GIVEN MATERIAL:

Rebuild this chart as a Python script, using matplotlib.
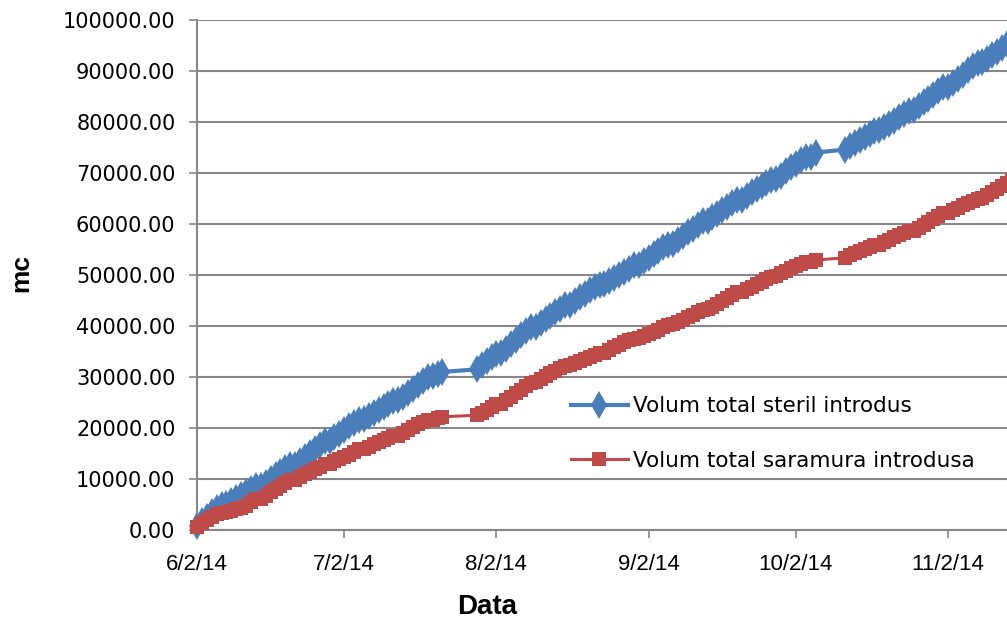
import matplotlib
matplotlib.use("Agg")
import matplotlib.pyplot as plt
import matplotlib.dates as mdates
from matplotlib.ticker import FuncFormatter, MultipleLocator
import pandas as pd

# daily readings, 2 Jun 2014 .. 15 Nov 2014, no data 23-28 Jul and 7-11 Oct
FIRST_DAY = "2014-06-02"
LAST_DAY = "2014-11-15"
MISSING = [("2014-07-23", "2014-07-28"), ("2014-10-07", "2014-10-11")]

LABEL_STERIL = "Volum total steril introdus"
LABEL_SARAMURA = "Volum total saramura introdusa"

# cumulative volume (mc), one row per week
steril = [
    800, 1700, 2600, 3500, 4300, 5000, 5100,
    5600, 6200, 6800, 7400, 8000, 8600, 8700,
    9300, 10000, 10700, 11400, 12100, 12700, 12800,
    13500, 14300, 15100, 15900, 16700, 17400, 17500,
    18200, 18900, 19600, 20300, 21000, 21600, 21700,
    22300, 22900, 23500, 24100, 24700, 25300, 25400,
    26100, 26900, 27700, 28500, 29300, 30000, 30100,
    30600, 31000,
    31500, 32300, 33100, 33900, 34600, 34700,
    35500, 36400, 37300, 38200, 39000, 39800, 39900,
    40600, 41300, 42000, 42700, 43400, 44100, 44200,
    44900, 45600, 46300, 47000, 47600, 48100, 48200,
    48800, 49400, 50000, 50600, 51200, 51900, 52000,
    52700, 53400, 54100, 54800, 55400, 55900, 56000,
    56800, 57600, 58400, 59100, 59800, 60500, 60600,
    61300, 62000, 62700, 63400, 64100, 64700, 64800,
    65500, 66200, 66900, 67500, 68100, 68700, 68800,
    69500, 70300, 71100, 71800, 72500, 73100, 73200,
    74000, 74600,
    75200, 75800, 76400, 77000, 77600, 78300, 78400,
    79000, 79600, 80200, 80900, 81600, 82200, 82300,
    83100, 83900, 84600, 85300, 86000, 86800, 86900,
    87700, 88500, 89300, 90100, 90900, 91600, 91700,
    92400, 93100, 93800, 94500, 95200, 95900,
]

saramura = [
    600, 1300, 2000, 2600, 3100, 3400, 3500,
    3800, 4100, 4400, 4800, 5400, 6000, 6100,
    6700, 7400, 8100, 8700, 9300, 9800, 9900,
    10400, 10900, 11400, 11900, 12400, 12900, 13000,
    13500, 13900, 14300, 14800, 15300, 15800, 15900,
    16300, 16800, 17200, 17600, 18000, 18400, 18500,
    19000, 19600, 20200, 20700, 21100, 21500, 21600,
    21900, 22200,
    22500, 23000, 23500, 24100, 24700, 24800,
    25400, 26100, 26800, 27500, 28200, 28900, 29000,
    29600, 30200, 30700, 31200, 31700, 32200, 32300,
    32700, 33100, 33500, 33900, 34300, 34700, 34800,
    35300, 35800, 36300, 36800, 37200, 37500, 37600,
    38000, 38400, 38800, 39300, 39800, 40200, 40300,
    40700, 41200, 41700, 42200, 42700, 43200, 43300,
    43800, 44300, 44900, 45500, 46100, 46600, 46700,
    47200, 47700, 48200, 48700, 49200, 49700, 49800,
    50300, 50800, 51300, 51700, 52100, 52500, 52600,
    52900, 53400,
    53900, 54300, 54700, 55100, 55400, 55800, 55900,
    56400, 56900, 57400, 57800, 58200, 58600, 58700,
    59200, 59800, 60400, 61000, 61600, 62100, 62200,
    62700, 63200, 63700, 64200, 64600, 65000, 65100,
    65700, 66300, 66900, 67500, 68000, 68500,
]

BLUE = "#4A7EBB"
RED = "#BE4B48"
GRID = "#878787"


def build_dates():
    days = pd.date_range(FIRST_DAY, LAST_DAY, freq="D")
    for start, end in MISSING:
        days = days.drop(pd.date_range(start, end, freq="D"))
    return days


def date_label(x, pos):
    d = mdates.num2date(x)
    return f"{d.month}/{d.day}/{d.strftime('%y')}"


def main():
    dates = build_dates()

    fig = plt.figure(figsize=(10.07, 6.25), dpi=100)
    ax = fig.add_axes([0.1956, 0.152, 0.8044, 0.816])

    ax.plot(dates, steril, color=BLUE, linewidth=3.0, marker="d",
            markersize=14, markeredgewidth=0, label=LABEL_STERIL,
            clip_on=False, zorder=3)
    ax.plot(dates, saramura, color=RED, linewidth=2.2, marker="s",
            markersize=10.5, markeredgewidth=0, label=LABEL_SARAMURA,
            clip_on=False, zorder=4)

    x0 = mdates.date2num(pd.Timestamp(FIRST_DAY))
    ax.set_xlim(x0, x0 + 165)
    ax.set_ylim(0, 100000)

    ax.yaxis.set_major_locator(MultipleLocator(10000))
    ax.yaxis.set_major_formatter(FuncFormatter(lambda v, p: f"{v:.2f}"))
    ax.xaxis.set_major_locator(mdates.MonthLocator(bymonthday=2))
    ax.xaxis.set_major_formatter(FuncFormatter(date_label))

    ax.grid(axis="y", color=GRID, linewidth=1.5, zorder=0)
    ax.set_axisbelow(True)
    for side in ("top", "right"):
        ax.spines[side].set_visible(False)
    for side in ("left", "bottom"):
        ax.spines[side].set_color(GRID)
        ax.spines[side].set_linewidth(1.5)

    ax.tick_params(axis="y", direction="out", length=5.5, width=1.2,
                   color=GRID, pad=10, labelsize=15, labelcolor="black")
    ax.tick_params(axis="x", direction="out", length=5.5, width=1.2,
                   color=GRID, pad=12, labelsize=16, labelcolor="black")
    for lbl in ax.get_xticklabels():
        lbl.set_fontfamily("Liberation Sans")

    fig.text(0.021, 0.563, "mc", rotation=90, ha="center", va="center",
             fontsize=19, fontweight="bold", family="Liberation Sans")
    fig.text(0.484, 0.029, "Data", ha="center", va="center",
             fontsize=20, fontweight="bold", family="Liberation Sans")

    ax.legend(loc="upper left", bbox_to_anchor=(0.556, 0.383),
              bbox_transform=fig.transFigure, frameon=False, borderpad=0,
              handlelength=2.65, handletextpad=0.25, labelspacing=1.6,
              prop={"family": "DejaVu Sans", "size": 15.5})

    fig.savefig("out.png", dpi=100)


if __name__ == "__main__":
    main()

PROBLEM:
Only the lines from the top of the data through the line with "import pandas as pd" should be quoted, exactly and with both ends kept; skip the pictures.

EXERCISE RESULT:
Rebuild this chart as a Python script, using matplotlib.
import matplotlib
matplotlib.use("Agg")
import matplotlib.pyplot as plt
import matplotlib.dates as mdates
from matplotlib.ticker import FuncFormatter, MultipleLocator
import pandas as pd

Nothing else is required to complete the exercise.